##### Material supplied #####

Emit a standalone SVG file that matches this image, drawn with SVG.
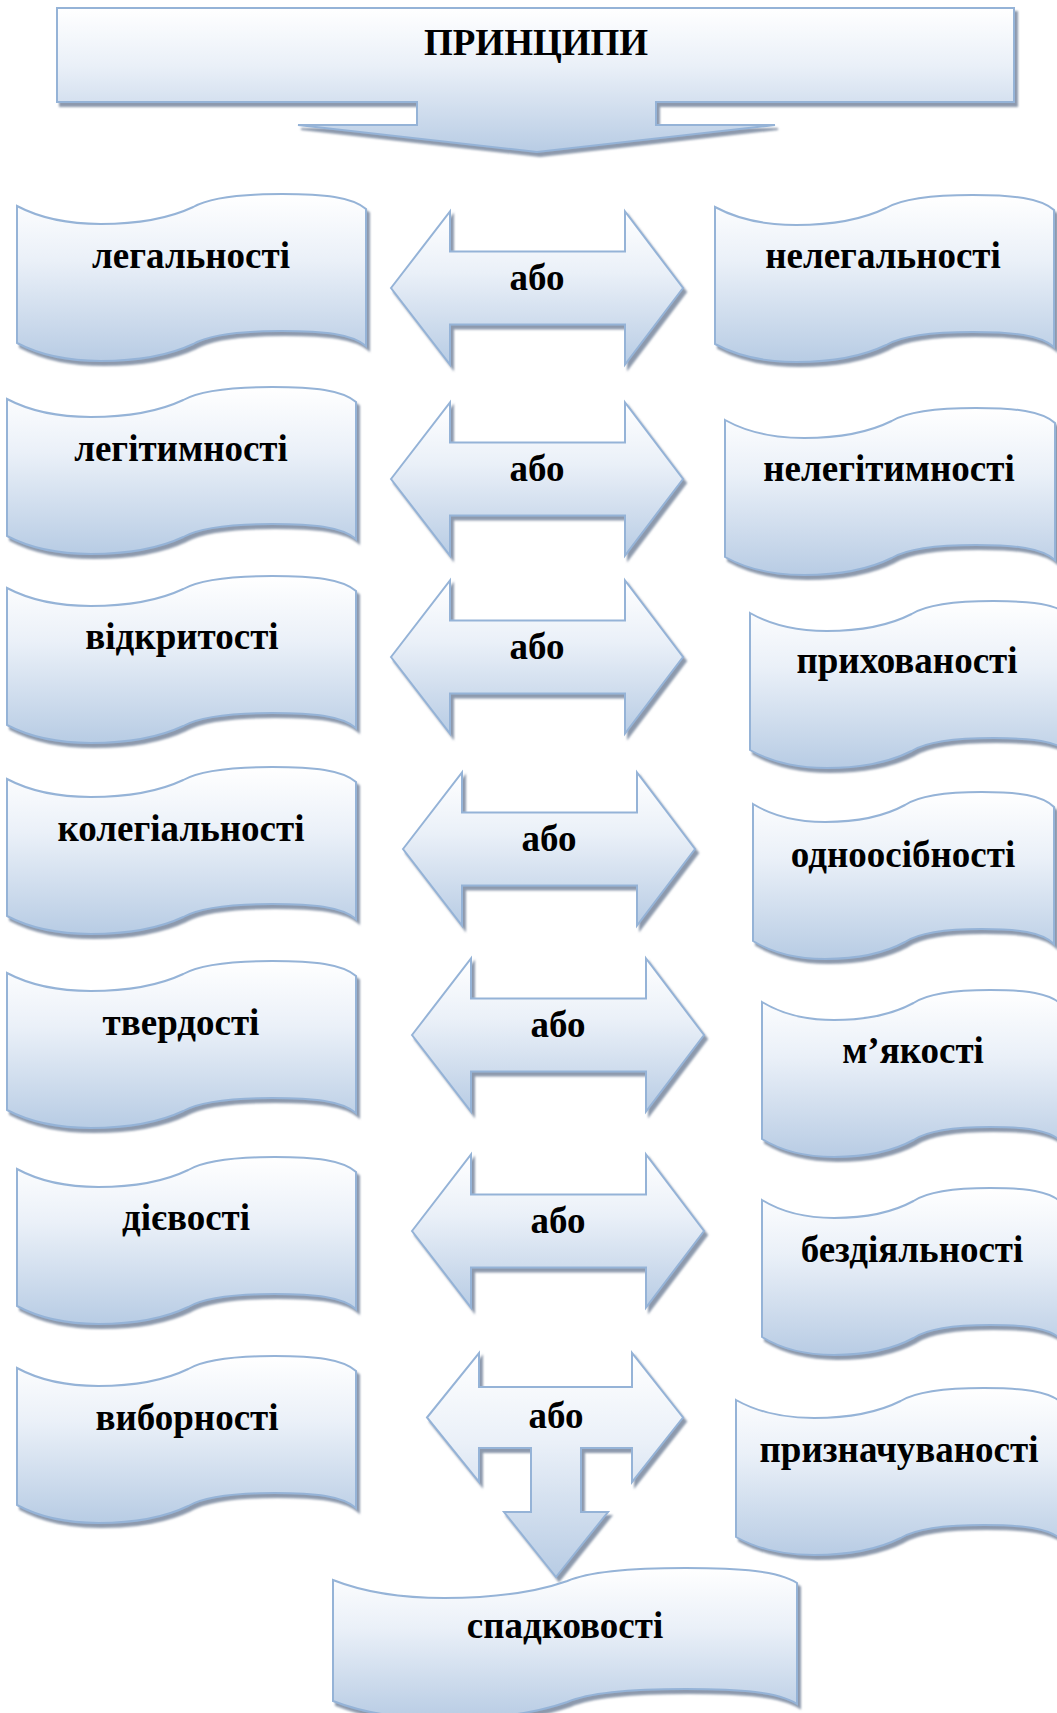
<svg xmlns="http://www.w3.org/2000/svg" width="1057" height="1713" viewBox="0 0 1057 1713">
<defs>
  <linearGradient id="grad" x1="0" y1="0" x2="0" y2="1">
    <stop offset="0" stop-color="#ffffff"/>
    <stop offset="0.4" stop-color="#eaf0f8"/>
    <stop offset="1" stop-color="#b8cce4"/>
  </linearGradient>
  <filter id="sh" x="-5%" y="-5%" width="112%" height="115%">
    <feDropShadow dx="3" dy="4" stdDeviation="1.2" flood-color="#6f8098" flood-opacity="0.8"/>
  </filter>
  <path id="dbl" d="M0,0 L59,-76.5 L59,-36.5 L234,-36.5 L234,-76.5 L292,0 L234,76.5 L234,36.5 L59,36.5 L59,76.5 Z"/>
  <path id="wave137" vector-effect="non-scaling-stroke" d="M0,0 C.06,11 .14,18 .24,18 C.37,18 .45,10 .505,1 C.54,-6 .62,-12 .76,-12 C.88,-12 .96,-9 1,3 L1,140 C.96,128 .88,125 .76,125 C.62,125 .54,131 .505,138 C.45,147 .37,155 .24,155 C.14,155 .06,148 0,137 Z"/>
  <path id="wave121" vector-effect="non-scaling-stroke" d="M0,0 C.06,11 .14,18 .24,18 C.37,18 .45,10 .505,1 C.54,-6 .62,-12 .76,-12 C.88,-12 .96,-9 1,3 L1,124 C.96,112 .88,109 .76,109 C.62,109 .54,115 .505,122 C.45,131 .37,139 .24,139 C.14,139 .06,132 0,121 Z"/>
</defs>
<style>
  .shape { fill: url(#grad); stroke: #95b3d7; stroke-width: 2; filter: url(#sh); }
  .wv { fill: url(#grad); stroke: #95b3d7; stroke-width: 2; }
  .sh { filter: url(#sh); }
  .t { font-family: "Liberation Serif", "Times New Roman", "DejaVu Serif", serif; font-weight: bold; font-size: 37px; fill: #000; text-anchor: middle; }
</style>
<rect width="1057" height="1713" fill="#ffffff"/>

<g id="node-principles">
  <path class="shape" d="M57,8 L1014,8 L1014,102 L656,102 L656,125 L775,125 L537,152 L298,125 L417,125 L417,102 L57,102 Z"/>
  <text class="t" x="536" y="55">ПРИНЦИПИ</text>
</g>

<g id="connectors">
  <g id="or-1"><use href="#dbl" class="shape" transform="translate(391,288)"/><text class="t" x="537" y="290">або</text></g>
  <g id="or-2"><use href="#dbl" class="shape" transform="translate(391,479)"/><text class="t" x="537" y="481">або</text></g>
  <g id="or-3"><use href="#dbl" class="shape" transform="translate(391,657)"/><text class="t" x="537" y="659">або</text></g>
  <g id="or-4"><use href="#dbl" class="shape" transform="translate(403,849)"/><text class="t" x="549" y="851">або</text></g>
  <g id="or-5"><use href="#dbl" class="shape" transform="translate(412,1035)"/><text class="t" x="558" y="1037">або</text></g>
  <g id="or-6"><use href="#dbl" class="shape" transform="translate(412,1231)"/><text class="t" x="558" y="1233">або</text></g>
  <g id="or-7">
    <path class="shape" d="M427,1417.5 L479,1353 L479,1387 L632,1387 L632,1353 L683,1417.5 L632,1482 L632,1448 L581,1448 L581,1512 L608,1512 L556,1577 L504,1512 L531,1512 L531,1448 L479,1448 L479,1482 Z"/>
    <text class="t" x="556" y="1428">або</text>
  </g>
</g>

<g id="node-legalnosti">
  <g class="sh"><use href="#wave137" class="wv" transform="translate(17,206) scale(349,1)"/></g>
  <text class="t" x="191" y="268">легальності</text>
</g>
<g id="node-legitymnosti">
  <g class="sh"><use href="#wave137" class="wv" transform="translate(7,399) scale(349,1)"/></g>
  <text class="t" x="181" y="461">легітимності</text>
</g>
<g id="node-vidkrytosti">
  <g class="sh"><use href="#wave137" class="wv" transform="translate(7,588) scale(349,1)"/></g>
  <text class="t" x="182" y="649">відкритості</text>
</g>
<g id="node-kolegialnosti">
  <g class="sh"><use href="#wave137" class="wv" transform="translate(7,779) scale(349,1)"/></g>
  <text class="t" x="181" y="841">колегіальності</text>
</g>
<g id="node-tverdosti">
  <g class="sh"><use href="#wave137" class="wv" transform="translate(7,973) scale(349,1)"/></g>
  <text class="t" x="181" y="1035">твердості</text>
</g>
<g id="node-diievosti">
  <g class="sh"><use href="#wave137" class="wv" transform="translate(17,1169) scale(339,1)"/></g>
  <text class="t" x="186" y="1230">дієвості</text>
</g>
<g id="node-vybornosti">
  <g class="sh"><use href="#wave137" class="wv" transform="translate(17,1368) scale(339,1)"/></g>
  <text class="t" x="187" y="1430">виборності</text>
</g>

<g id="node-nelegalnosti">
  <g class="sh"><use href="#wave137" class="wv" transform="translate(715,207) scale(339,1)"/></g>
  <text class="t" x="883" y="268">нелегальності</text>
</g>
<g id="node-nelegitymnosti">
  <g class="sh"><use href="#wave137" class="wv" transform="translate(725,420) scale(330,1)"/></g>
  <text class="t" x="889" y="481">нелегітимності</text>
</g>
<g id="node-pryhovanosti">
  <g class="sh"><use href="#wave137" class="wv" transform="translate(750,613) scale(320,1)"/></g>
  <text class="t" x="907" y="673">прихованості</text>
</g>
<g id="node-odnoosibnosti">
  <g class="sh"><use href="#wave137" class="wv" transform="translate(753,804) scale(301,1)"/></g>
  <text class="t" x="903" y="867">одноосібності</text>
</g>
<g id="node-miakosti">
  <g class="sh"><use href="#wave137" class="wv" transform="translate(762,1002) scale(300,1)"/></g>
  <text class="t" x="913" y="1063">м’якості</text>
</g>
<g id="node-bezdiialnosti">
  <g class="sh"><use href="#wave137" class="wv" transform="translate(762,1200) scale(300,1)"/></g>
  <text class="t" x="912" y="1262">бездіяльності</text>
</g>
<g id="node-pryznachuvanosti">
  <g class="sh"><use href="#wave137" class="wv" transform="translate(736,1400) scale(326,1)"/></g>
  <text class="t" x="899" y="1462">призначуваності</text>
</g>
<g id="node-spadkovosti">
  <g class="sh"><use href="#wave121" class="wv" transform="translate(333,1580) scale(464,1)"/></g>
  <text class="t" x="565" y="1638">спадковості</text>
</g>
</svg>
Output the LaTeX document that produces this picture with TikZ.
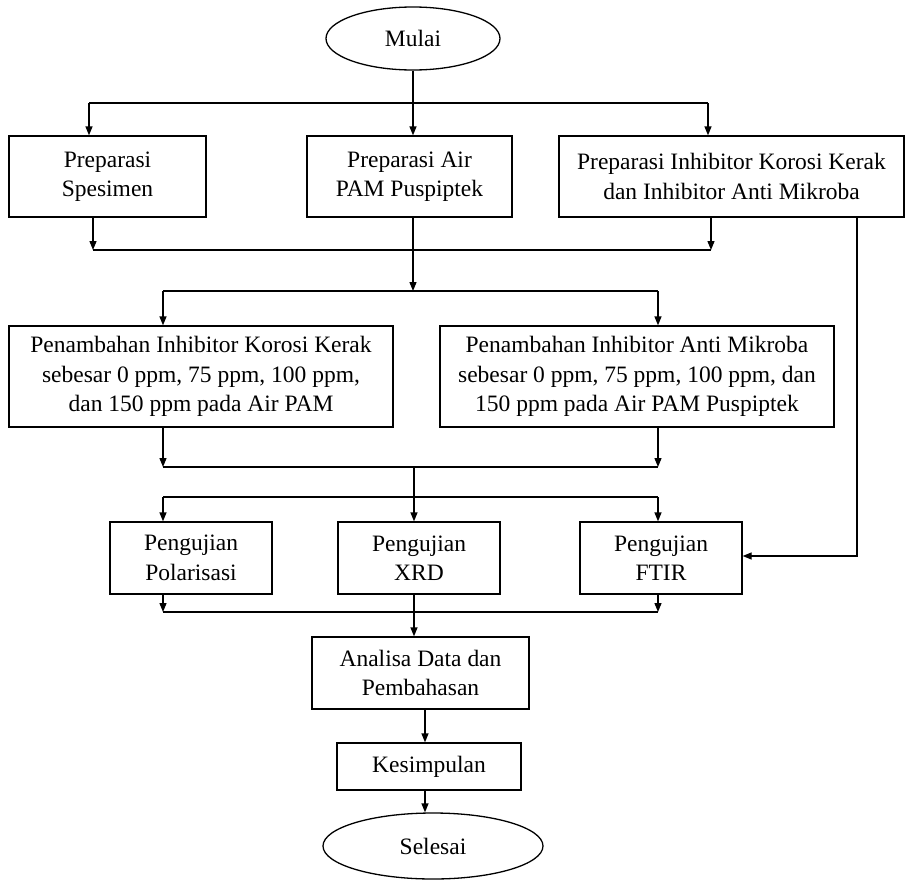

#####

What the task asks
Identify how many lines in the entries above include the string "with", then state that number alone.

Response to this exercise
2